I listened as he talked about viewpoint for the rest of the period. It was all pretty interesting. I’d found that with some really good books, I had a hard time remembering what viewpoint they used.
As I was leaving class, Mr. Franka waved me up to his desk. “I’ll need your decision before the end of the month. How about you l
et me know by the twenty-fifth?”
“Sure,” I said. “No problem.” As I spoke those words, my mind searched for any clue to what he was talking about. I desperately needed a dose of omniscience, but his thoughts remained his own. Maybe if I could get him to talk some more, I’d get a hint. “You sure you don’t need it earlier?”
“No. That will give me plenty of time to gather the materials.”
“Yeah. I guess.” Still no real clue. “So, the twenty-fifth? Sure. I’ll make a note.” I hovered there, hoping he’d say something else.

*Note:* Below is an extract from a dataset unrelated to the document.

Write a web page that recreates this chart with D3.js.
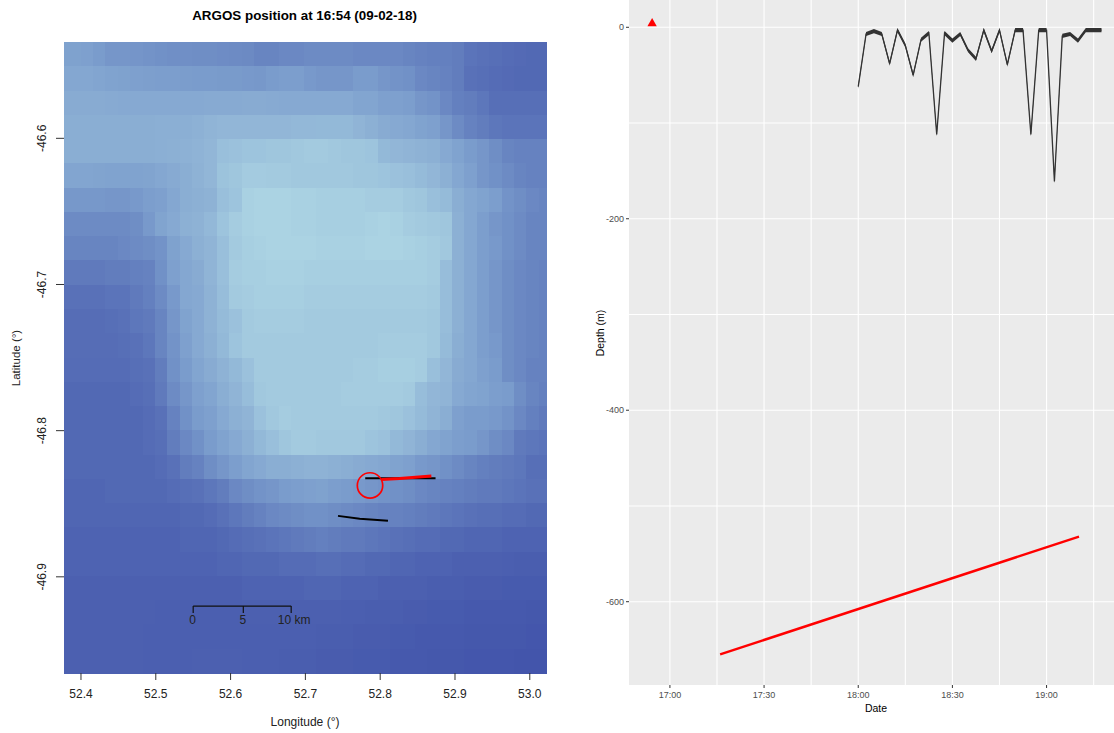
<!DOCTYPE html>
<html><head><meta charset="utf-8">
<script src="https://cdn.jsdelivr.net/npm/d3@7"></script>
<style>html,body{margin:0;padding:0;background:#fff}svg{display:block}text{font-family:"Liberation Sans",Arial,sans-serif}</style>
</head><body><svg id="c" width="1114" height="733"></svg>
<script>
// ---------- left panel data ----------
const titleText = "ARGOS position at 16:54 (09-02-18)";
const lonTicks = [52.4,52.5,52.6,52.7,52.8,52.9,53.0];
const latTicks = [-46.6,-46.7,-46.8,-46.9];
const gridFirstEdgeLon = 52.3996, gridStepLon = 0.01655;
const heatValues = [
[55,54,50,46,46,45,44,42,41,41, 40,40,39,38,37,34,34,36,36,38, 38,38,38,36,36,36,36,34,32,30, 30,28,22,20,18,16,15,14,14],
[60,60,58,56,55,54,53,52,52,51, 50,50,49,49,48,47,50,52,52,48, 46,46,46,50,50,46,44,42,36,34, 32,28,20,18,16,15,14,14,14],
[64,64,64,63,62,62,62,62,62,62, 62,63,63,63,64,64,63,62,62,62, 62,62,62,58,58,54,54,52,46,44, 36,30,28,24,18,18,18,18,18],
[66,66,66,66,66,66,66,67,67,67, 69,72,74,74,74,74,74,74,75,75, 76,76,76,72,68,64,62,60,56,54, 46,38,32,28,24,22,22,22,22],
[66,66,66,66,66,66,66,67,68,69, 71,74,82,84,86,86,88,88,90,92, 92,90,88,88,86,76,74,72,70,68, 62,56,50,46,40,34,32,32,32],
[58,58,57,56,56,56,57,60,63,66, 70,74,85,88,93,93,92,92,90,90, 90,90,90,88,88,86,84,82,78,74, 68,60,54,46,42,38,34,32,32],
[47,47,47,46,46,48,52,54,60,66, 68,70,82,86,98,100,100,100,98,98, 96,96,96,96,94,94,94,90,88,82, 78,66,60,56,52,44,40,36,34],
[38,38,38,38,38,40,48,57,62,68, 70,75,86,94,98,100,100,100,98,98, 96,96,96,96,98,100,98,94,92,90, 88,68,60,52,46,42,38,34,34],
[34,34,34,34,36,38,40,44,55,62, 68,72,82,92,96,98,100,100,100,100, 98,98,98,98,100,100,100,98,96,94, 90,68,60,52,48,42,38,34,34],
[26,26,26,28,28,30,32,42,54,60, 64,72,82,94,96,96,98,98,98,96, 96,96,96,96,96,96,96,96,96,94, 80,68,60,52,46,40,36,34,32],
[20,20,20,22,22,26,30,38,48,60, 62,70,80,92,94,96,96,96,96,94, 94,94,94,94,94,94,94,94,94,92, 80,68,60,52,46,40,36,34,32],
[17,17,17,18,20,24,26,34,46,56, 62,70,78,84,92,94,94,94,94,92, 92,92,92,92,92,92,92,92,92,90, 80,68,60,52,46,40,36,34,32],
[17,17,17,17,18,20,24,34,44,54, 62,68,76,86,92,92,92,92,92,92, 92,92,92,92,92,94,94,94,94,90, 78,66,60,52,48,40,36,34,32],
[16,16,16,16,16,18,20,28,42,50, 58,64,70,76,84,92,92,92,92,92, 92,92,92,94,94,96,96,96,94,82, 74,64,60,54,50,40,36,32,32],
[14,14,14,14,14,16,18,26,38,46, 54,58,66,72,80,90,92,92,92,92, 92,92,94,94,94,94,94,92,80,74, 72,62,58,56,52,50,40,34,30],
[14,14,14,14,14,14,16,20,32,42, 50,54,62,68,72,84,90,94,92,92, 92,92,92,92,92,90,88,84,78,72, 66,54,50,50,48,44,36,30,26],
[14,14,14,14,14,14,16,18,28,36, 42,50,56,62,68,76,82,88,92,92, 90,90,90,90,86,84,76,72,66,60, 56,52,50,46,40,36,26,24,22],
[14,14,14,14,14,14,14,16,20,28, 32,40,46,52,58,62,66,66,68,70, 70,68,66,64,62,60,56,54,48,46, 42,38,34,30,28,26,24,18,18],
[12,12,12,14,14,14,14,14,16,18, 20,24,28,36,40,44,46,50,52,54, 55,52,50,48,46,44,42,40,36,34, 32,30,28,26,26,24,22,20,20],
[12,12,12,12,12,12,12,12,12,14, 14,16,20,24,28,32,36,38,40,42, 42,40,38,36,34,32,32,30,28,26, 24,22,20,18,18,16,16,14,14],
[10,10,10,10,10,10,10,10,10,12, 12,12,14,16,18,20,22,24,26,28, 30,28,26,26,24,22,20,18,16,16, 14,14,12,12,12,10,10,10,10],
[10,10,10,10,10,10,10,10,10,10, 10,10,12,12,14,14,14,16,16,16, 18,18,16,16,14,14,12,12,10,10, 10,8,8,8,8,7,6,6,6],
[8,8,8,8,8,8,8,8,8,8, 8,8,8,8,10,10,10,10,10,12, 12,12,10,10,10,8,8,8,8,6, 6,6,5,5,5,4,4,4,4],
[8,8,8,8,8,8,8,7,7,7, 7,7,7,7,8,8,8,8,8,8, 8,8,7,7,6,6,6,5,5,4, 4,4,3,3,3,3,3,2,2],
[8,8,8,8,8,8,7,7,7,7, 7,7,7,7,7,7,7,7,7,7, 6,6,6,5,5,5,4,4,3,3, 3,3,2,2,2,2,2,1,1],
[8,8,8,8,8,8,7,7,7,7, 8,8,8,8,7,7,7,6,6,6, 5,5,5,4,4,4,3,3,3,2, 2,2,1,1,1,1,0,0,0]
];
const trackA = [[52.780,-46.8325],[52.874,-46.8325]];
const trackB = [[52.7436,-46.8583],[52.7726,-46.8602],[52.8104,-46.8617]];
const trackRed = [[52.8016,-46.8334],[52.826,-46.8328],[52.8684,-46.8311]];
const argosPos = [52.7864,-46.8375];
const scaleBarLons = [52.55,52.617,52.681];
const scaleBarLat = -46.92;
const scaleBarLabels = ["0","5","10 km"];

// ---------- right panel data ----------
const depthTicks = [0,-200,-400,-600];
const depthMinor = [-100,-300,-500];
const timeTicks = ["17:00","17:30","18:00","18:30","19:00"];
const timeMinor = ["17:15","17:45","18:15","18:45","19:15"];
const diveTimes = ["18:00:00","18:02:30","18:05:00","18:07:30","18:10:00","18:12:30","18:15:00","18:17:30","18:20:00","18:22:30","18:25:00","18:27:30","18:30:00","18:32:30","18:35:00","18:37:30","18:40:00","18:42:30","18:45:00","18:47:30","18:50:00","18:52:30","18:55:00","18:57:30","19:00:00","19:02:30","19:05:00","19:07:30","19:10:00","19:12:30","19:15:00","19:17:30"];
const diveDepths = [-62,-7,-4,-7,-38,-3,-19,-50,-13,-6,-112,-6,-14,-7,-24,-33,-3,-25,-3,-39,-3,-3,-112,-3,-3,-161,-9,-7,-14,-3,-3,-3];
const diveBandHalf = 2.2;
const redTimes = ["17:16:00","19:10:20"];
const redDepths = [-655,-532];
const markerTime = "16:54:20", markerDepth = 4;

// ---------- drawing ----------
const svg = d3.select("#c");
const L = {l:64,r:547,t:42,b:673};
const lon = d3.scaleLinear().domain([52.3773,53.0230]).range([L.l,L.r]);
const lat = d3.scaleLinear().domain([-46.9658,-46.5341]).range([L.b,L.t]);
const rowBand = d3.scaleBand().domain(d3.range(heatValues.length)).range([L.t,L.b]);
const heat = d3.scaleLinear().domain([0,50,100]).range(["#4355ab","#7a9ccc","#abd3e3"]);

const cells = svg.append("g").attr("shape-rendering","crispEdges");
const nCols = heatValues[0].length;
const colEdge = i => i<=0 ? L.l : i>=nCols ? L.r : lon(gridFirstEdgeLon+(i-1)*gridStepLon);
heatValues.forEach((row,ri)=>{
  cells.selectAll(null).data(row).join("rect")
    .attr("x",(d,i)=>colEdge(i)).attr("width",(d,i)=>colEdge(i+1)-colEdge(i))
    .attr("y",rowBand(ri)).attr("height",rowBand.bandwidth()+.5)
    .attr("fill",d=>heat(d));
});

const gx = svg.append("g");
lonTicks.forEach(t=>{
  gx.append("line").attr("x1",lon(t)).attr("x2",lon(t)).attr("y1",L.b).attr("y2",L.b+7).attr("stroke","#333");
  gx.append("text").attr("x",lon(t)).attr("y",698).attr("text-anchor","middle").attr("font-size",12).attr("fill","#222").text(t.toFixed(1));
});
latTicks.forEach(t=>{
  gx.append("line").attr("x1",L.l-8).attr("x2",L.l).attr("y1",lat(t)).attr("y2",lat(t)).attr("stroke","#333");
  gx.append("text").attr("transform",`translate(${46},${lat(t)}) rotate(-90)`).attr("text-anchor","middle").attr("font-size",12).attr("fill","#222").text(t.toFixed(1));
});
svg.append("text").attr("x",304.5).attr("y",20).attr("text-anchor","middle").attr("font-size",13.4).attr("font-weight","bold").attr("fill","#000").text(titleText);
svg.append("text").attr("x",305).attr("y",725.5).attr("text-anchor","middle").attr("font-size",12).attr("fill","#222").text("Longitude (°)");
svg.append("text").attr("transform","translate(20,358) rotate(-90)").attr("text-anchor","middle").attr("font-size",11.5).attr("fill","#222").text("Latitude (°)");

const geo = d3.line().x(d=>lon(d[0])).y(d=>lat(d[1]));
svg.append("path").attr("d",geo(trackA)).attr("fill","none").attr("stroke","#000").attr("stroke-width",2);
svg.append("path").attr("d",geo(trackB)).attr("fill","none").attr("stroke","#000").attr("stroke-width",2);
svg.append("path").attr("d",geo(trackRed)).attr("fill","none").attr("stroke","#f00").attr("stroke-width",3);
svg.append("circle").attr("cx",lon(argosPos[0])).attr("cy",lat(argosPos[1])).attr("r",12.7).attr("fill","none").attr("stroke","#f00").attr("stroke-width",1.7);

const barY = lat(scaleBarLat);
const bar = svg.append("g");
bar.append("line").attr("x1",lon(scaleBarLons[0])).attr("x2",lon(scaleBarLons[2])).attr("y1",barY).attr("y2",barY).attr("stroke","#111").attr("stroke-width",1.2);
scaleBarLons.forEach((v,i)=>{
  bar.append("line").attr("x1",lon(v)).attr("x2",lon(v)).attr("y1",barY).attr("y2",barY+7).attr("stroke","#111").attr("stroke-width",1.2);
  bar.append("text").attr("x",lon(v)+(i==2?3:-0.5)).attr("y",624).attr("text-anchor","middle").attr("font-size",12).attr("fill","#222").text(scaleBarLabels[i]);
});

// right panel
const R = {l:629,r:1114,t:0,b:685};
const day = "2018-02-09 ";
const pt = d3.timeParse("%Y-%m-%d %H:%M:%S");
const tp = s => pt(day+(s.length==5?s+":00":s));
const xT = d3.scaleTime().domain([tp("16:46:58"),tp("19:21:29")]).range([R.l,R.r]);
const yD = d3.scaleLinear().domain([28.5,-687]).range([R.t,R.b]);
svg.append("rect").attr("x",R.l).attr("y",R.t).attr("width",R.r-R.l).attr("height",R.b-R.t).attr("fill","#ebebeb");
const grid = svg.append("g").attr("stroke","#fff").attr("stroke-width",1.1);
depthTicks.concat(depthMinor).forEach(d=>grid.append("line").attr("x1",R.l).attr("x2",R.r).attr("y1",yD(d)).attr("y2",yD(d)));
timeTicks.concat(timeMinor).forEach(t=>grid.append("line").attr("x1",xT(tp(t))).attr("x2",xT(tp(t))).attr("y1",R.t).attr("y2",R.b));
depthTicks.forEach(d=>{
  svg.append("line").attr("x1",R.l-3).attr("x2",R.l).attr("y1",yD(d)).attr("y2",yD(d)).attr("stroke","#333");
  svg.append("text").attr("x",R.l-5).attr("y",yD(d)+3.2).attr("text-anchor","end").attr("font-size",9).attr("fill","#4d4d4d").text(d);
});
timeTicks.forEach(t=>{
  svg.append("line").attr("x1",xT(tp(t))).attr("x2",xT(tp(t))).attr("y1",R.b).attr("y2",R.b+3).attr("stroke","#333");
  svg.append("text").attr("x",xT(tp(t))).attr("y",698).attr("text-anchor","middle").attr("font-size",9).attr("fill","#4d4d4d").text(t);
});
svg.append("text").attr("x",876).attr("y",712).attr("text-anchor","middle").attr("font-size",10.5).attr("fill","#000").text("Date");
svg.append("text").attr("transform","translate(604,333) rotate(-90)").attr("text-anchor","middle").attr("font-size",10.5).attr("fill","#000").text("Depth (m)");

const dive = diveTimes.map((t,i)=>({t:tp(t),d:diveDepths[i]}));
svg.append("path").attr("d",d3.area().x(d=>xT(d.t)).y0(d=>yD(d.d-diveBandHalf)).y1(d=>yD(d.d+diveBandHalf))(dive)).attr("fill","#333");
svg.append("path").attr("d",d3.line().x(d=>xT(d.t)).y(d=>yD(d.d))(dive)).attr("fill","none").attr("stroke","#333").attr("stroke-width",1.3);
const red = redTimes.map((t,i)=>({t:tp(t),d:redDepths[i]}));
svg.append("path").attr("d",d3.line().x(d=>xT(d.t)).y(d=>yD(d.d))(red)).attr("fill","none").attr("stroke","#f00").attr("stroke-width",2.4);
svg.append("path").attr("d",d3.symbol().type(d3.symbolTriangle).size(38)()).attr("transform",`translate(${xT(tp(markerTime))},${yD(markerDepth)})`).attr("fill","#f00");
</script></body></html>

When he didn’t, I headed for the door. I was almost out of the room when he said, “Scott?”
“Yeah?”
He pointed to the wall above the blackboard. I saw a poster that said april is national poetry month. I’d completely forgotten that I was supposed to come up with our topic for that month.
“You didn’t forget, did you?” he asked.
“Of course not.”
Thank goodness he wasn’t omniscient either.
March 3
It’s quiet. Bobby’s out somewhere. Mom and Dad went for a drive in the ‘vette, which is actually almost running. Dad’s put a ton of work into it. So has Bobby. Mom could hardly squeeze in the passenger seat. It was like watching someone stuff a roll of socks into a paper-towel tube.
My mind’s been stuck on the weirdest thing. The other day, I almost got in a fight with Danny. I’m glad I didn’t. Not because I’m afraid. But I was thinking. He’s already really unpopular. What if he got so upset about losing a fight that he tried to kill himself? It would be my fault.
I should go visit Mouth again.
The school finally found a new Spanish teacher. Ms. Phong seemed very nice. She smiled a lot. We communicated with gestures since she didn’t appear to understand English.
Even so, I was happy to see her because I was getting tired of doing calisthenics in class and hearing Mr. Cravutto shout, “Suck it up, bambinos.”
Nobody had the guts to tell him that bambinos wasn’t Spanish.
I went to the town library after school and spent a couple hours trying to figure out what we should study in English next month. We’d already covered everything I could think of.